Write out all of the data without omission, exactly as shown.

------------------------

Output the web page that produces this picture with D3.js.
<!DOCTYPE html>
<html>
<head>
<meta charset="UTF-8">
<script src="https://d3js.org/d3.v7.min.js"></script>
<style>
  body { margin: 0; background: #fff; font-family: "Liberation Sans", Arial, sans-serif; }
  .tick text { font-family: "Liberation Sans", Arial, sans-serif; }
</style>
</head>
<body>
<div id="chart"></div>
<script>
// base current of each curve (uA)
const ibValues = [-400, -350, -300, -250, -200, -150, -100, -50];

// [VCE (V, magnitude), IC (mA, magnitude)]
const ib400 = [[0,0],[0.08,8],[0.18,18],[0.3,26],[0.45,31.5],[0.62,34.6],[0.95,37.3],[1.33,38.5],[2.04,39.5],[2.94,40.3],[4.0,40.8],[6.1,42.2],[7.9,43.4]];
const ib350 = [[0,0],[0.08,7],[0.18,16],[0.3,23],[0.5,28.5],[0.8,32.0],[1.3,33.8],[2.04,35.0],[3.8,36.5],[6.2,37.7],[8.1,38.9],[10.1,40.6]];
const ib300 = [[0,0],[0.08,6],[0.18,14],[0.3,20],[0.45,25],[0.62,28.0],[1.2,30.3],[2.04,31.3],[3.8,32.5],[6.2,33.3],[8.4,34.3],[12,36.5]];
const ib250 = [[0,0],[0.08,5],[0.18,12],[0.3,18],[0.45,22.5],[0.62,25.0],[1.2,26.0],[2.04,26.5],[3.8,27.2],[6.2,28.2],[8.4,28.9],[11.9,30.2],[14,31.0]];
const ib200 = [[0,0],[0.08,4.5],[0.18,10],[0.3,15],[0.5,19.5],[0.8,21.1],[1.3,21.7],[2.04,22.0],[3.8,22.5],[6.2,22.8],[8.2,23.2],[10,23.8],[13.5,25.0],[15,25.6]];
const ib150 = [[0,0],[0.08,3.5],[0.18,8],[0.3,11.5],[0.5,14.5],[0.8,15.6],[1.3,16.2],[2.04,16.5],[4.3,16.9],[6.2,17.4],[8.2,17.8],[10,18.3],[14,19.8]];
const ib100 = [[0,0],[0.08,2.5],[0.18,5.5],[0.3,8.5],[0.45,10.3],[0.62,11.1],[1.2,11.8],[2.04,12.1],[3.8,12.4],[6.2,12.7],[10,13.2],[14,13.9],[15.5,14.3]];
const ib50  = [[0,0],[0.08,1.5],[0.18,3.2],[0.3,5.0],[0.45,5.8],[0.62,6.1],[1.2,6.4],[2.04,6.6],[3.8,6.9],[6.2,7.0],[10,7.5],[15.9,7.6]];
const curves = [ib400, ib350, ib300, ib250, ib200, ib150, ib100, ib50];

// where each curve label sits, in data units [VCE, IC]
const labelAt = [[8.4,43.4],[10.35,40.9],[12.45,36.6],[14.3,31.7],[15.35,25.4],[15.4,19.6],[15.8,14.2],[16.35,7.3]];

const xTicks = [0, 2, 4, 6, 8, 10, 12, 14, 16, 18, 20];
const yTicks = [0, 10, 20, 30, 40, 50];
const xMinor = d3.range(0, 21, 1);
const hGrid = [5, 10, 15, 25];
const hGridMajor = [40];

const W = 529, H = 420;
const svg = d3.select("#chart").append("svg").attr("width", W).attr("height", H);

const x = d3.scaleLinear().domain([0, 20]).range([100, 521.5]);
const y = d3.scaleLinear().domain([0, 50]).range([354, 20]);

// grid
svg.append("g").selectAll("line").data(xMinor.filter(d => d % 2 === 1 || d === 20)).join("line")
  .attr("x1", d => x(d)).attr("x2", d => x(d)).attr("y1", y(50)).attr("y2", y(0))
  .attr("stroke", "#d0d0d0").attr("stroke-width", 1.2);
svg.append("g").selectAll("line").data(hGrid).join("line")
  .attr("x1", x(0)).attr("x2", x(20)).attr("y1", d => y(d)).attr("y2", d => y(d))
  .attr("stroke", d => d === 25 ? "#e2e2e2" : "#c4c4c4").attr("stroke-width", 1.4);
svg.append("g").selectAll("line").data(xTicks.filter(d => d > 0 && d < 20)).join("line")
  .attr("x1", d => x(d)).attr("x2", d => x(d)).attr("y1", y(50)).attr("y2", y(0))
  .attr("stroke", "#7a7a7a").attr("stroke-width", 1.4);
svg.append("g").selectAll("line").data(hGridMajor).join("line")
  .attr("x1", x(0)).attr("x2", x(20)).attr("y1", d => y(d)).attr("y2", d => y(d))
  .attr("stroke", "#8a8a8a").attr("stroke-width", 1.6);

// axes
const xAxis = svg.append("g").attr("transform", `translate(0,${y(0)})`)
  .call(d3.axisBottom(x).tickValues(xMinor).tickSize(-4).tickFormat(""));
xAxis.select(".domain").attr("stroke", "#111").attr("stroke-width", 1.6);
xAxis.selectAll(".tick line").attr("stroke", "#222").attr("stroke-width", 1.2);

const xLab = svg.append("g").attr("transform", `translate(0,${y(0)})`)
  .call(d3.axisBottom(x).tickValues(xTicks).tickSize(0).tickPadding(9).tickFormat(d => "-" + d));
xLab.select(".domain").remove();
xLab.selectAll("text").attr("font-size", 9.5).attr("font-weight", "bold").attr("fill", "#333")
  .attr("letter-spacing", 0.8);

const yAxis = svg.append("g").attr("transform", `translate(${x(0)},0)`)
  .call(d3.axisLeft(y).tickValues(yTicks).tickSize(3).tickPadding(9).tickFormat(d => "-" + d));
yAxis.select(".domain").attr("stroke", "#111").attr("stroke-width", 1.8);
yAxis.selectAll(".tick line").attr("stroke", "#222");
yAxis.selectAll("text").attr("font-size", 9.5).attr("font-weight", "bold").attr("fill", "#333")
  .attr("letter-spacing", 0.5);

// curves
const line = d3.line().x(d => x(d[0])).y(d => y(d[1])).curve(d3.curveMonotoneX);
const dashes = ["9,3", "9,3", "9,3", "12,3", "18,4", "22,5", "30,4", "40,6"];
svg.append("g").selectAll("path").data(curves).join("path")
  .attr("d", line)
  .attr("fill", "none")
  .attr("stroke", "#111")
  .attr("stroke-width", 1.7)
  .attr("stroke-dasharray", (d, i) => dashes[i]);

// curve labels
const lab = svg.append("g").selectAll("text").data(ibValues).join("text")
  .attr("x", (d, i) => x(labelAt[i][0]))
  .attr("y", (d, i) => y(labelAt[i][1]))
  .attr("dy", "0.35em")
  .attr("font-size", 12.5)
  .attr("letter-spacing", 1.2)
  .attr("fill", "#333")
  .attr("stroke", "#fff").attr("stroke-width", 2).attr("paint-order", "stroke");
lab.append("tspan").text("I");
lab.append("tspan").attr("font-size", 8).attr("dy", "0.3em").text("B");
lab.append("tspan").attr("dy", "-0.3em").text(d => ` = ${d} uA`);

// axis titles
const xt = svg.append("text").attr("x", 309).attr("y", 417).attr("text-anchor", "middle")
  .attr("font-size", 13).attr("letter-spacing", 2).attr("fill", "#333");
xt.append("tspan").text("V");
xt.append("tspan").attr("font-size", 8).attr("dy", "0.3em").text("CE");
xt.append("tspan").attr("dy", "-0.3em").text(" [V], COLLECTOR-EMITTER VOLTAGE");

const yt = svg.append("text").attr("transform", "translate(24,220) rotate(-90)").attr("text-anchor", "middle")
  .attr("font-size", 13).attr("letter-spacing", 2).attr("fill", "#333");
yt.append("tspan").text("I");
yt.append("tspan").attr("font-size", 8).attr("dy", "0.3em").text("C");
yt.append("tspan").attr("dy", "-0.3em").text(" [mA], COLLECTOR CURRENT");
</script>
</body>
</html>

------------------------

### SOLUTION BELOW
Output the web page that produces this picture with D3.js.
<!DOCTYPE html>
<html>
<head>
<meta charset="UTF-8">
<script src="https://d3js.org/d3.v7.min.js"></script>
<style>
  body { margin: 0; background: #fff; font-family: "Liberation Sans", Arial, sans-serif; }
  .tick text { font-family: "Liberation Sans", Arial, sans-serif; }
</style>
</head>
<body>
<div id="chart"></div>
<script>
// base current of each curve (uA)
const ibValues = [-400, -350, -300, -250, -200, -150, -100, -50];

// [VCE (V, magnitude), IC (mA, magnitude)]
const ib400 = [[0,0],[0.08,8],[0.18,18],[0.3,26],[0.45,31.5],[0.62,34.6],[0.95,37.3],[1.33,38.5],[2.04,39.5],[2.94,40.3],[4.0,40.8],[6.1,42.2],[7.9,43.4]];
const ib350 = [[0,0],[0.08,7],[0.18,16],[0.3,23],[0.5,28.5],[0.8,32.0],[1.3,33.8],[2.04,35.0],[3.8,36.5],[6.2,37.7],[8.1,38.9],[10.1,40.6]];
const ib300 = [[0,0],[0.08,6],[0.18,14],[0.3,20],[0.45,25],[0.62,28.0],[1.2,30.3],[2.04,31.3],[3.8,32.5],[6.2,33.3],[8.4,34.3],[12,36.5]];
const ib250 = [[0,0],[0.08,5],[0.18,12],[0.3,18],[0.45,22.5],[0.62,25.0],[1.2,26.0],[2.04,26.5],[3.8,27.2],[6.2,28.2],[8.4,28.9],[11.9,30.2],[14,31.0]];
const ib200 = [[0,0],[0.08,4.5],[0.18,10],[0.3,15],[0.5,19.5],[0.8,21.1],[1.3,21.7],[2.04,22.0],[3.8,22.5],[6.2,22.8],[8.2,23.2],[10,23.8],[13.5,25.0],[15,25.6]];
const ib150 = [[0,0],[0.08,3.5],[0.18,8],[0.3,11.5],[0.5,14.5],[0.8,15.6],[1.3,16.2],[2.04,16.5],[4.3,16.9],[6.2,17.4],[8.2,17.8],[10,18.3],[14,19.8]];
const ib100 = [[0,0],[0.08,2.5],[0.18,5.5],[0.3,8.5],[0.45,10.3],[0.62,11.1],[1.2,11.8],[2.04,12.1],[3.8,12.4],[6.2,12.7],[10,13.2],[14,13.9],[15.5,14.3]];
const ib50  = [[0,0],[0.08,1.5],[0.18,3.2],[0.3,5.0],[0.45,5.8],[0.62,6.1],[1.2,6.4],[2.04,6.6],[3.8,6.9],[6.2,7.0],[10,7.5],[15.9,7.6]];
const curves = [ib400, ib350, ib300, ib250, ib200, ib150, ib100, ib50];

// where each curve label sits, in data units [VCE, IC]
const labelAt = [[8.4,43.4],[10.35,40.9],[12.45,36.6],[14.3,31.7],[15.35,25.4],[15.4,19.6],[15.8,14.2],[16.35,7.3]];

const xTicks = [0, 2, 4, 6, 8, 10, 12, 14, 16, 18, 20];
const yTicks = [0, 10, 20, 30, 40, 50];
const xMinor = d3.range(0, 21, 1);
const hGrid = [5, 10, 15, 25];
const hGridMajor = [40];

const W = 529, H = 420;
const svg = d3.select("#chart").append("svg").attr("width", W).attr("height", H);

const x = d3.scaleLinear().domain([0, 20]).range([100, 521.5]);
const y = d3.scaleLinear().domain([0, 50]).range([354, 20]);

// grid
svg.append("g").selectAll("line").data(xMinor.filter(d => d % 2 === 1 || d === 20)).join("line")
  .attr("x1", d => x(d)).attr("x2", d => x(d)).attr("y1", y(50)).attr("y2", y(0))
  .attr("stroke", "#d0d0d0").attr("stroke-width", 1.2);
svg.append("g").selectAll("line").data(hGrid).join("line")
  .attr("x1", x(0)).attr("x2", x(20)).attr("y1", d => y(d)).attr("y2", d => y(d))
  .attr("stroke", d => d === 25 ? "#e2e2e2" : "#c4c4c4").attr("stroke-width", 1.4);
svg.append("g").selectAll("line").data(xTicks.filter(d => d > 0 && d < 20)).join("line")
  .attr("x1", d => x(d)).attr("x2", d => x(d)).attr("y1", y(50)).attr("y2", y(0))
  .attr("stroke", "#7a7a7a").attr("stroke-width", 1.4);
svg.append("g").selectAll("line").data(hGridMajor).join("line")
  .attr("x1", x(0)).attr("x2", x(20)).attr("y1", d => y(d)).attr("y2", d => y(d))
  .attr("stroke", "#8a8a8a").attr("stroke-width", 1.6);

// axes
const xAxis = svg.append("g").attr("transform", `translate(0,${y(0)})`)
  .call(d3.axisBottom(x).tickValues(xMinor).tickSize(-4).tickFormat(""));
xAxis.select(".domain").attr("stroke", "#111").attr("stroke-width", 1.6);
xAxis.selectAll(".tick line").attr("stroke", "#222").attr("stroke-width", 1.2);

const xLab = svg.append("g").attr("transform", `translate(0,${y(0)})`)
  .call(d3.axisBottom(x).tickValues(xTicks).tickSize(0).tickPadding(9).tickFormat(d => "-" + d));
xLab.select(".domain").remove();
xLab.selectAll("text").attr("font-size", 9.5).attr("font-weight", "bold").attr("fill", "#333")
  .attr("letter-spacing", 0.8);

const yAxis = svg.append("g").attr("transform", `translate(${x(0)},0)`)
  .call(d3.axisLeft(y).tickValues(yTicks).tickSize(3).tickPadding(9).tickFormat(d => "-" + d));
yAxis.select(".domain").attr("stroke", "#111").attr("stroke-width", 1.8);
yAxis.selectAll(".tick line").attr("stroke", "#222");
yAxis.selectAll("text").attr("font-size", 9.5).attr("font-weight", "bold").attr("fill", "#333")
  .attr("letter-spacing", 0.5);

// curves
const line = d3.line().x(d => x(d[0])).y(d => y(d[1])).curve(d3.curveMonotoneX);
const dashes = ["9,3", "9,3", "9,3", "12,3", "18,4", "22,5", "30,4", "40,6"];
svg.append("g").selectAll("path").data(curves).join("path")
  .attr("d", line)
  .attr("fill", "none")
  .attr("stroke", "#111")
  .attr("stroke-width", 1.7)
  .attr("stroke-dasharray", (d, i) => dashes[i]);

// curve labels
const lab = svg.append("g").selectAll("text").data(ibValues).join("text")
  .attr("x", (d, i) => x(labelAt[i][0]))
  .attr("y", (d, i) => y(labelAt[i][1]))
  .attr("dy", "0.35em")
  .attr("font-size", 12.5)
  .attr("letter-spacing", 1.2)
  .attr("fill", "#333")
  .attr("stroke", "#fff").attr("stroke-width", 2).attr("paint-order", "stroke");
lab.append("tspan").text("I");
lab.append("tspan").attr("font-size", 8).attr("dy", "0.3em").text("B");
lab.append("tspan").attr("dy", "-0.3em").text(d => ` = ${d} uA`);

// axis titles
const xt = svg.append("text").attr("x", 309).attr("y", 417).attr("text-anchor", "middle")
  .attr("font-size", 13).attr("letter-spacing", 2).attr("fill", "#333");
xt.append("tspan").text("V");
xt.append("tspan").attr("font-size", 8).attr("dy", "0.3em").text("CE");
xt.append("tspan").attr("dy", "-0.3em").text(" [V], COLLECTOR-EMITTER VOLTAGE");

const yt = svg.append("text").attr("transform", "translate(24,220) rotate(-90)").attr("text-anchor", "middle")
  .attr("font-size", 13).attr("letter-spacing", 2).attr("fill", "#333");
yt.append("tspan").text("I");
yt.append("tspan").attr("font-size", 8).attr("dy", "0.3em").text("C");
yt.append("tspan").attr("dy", "-0.3em").text(" [mA], COLLECTOR CURRENT");
</script>
</body>
</html>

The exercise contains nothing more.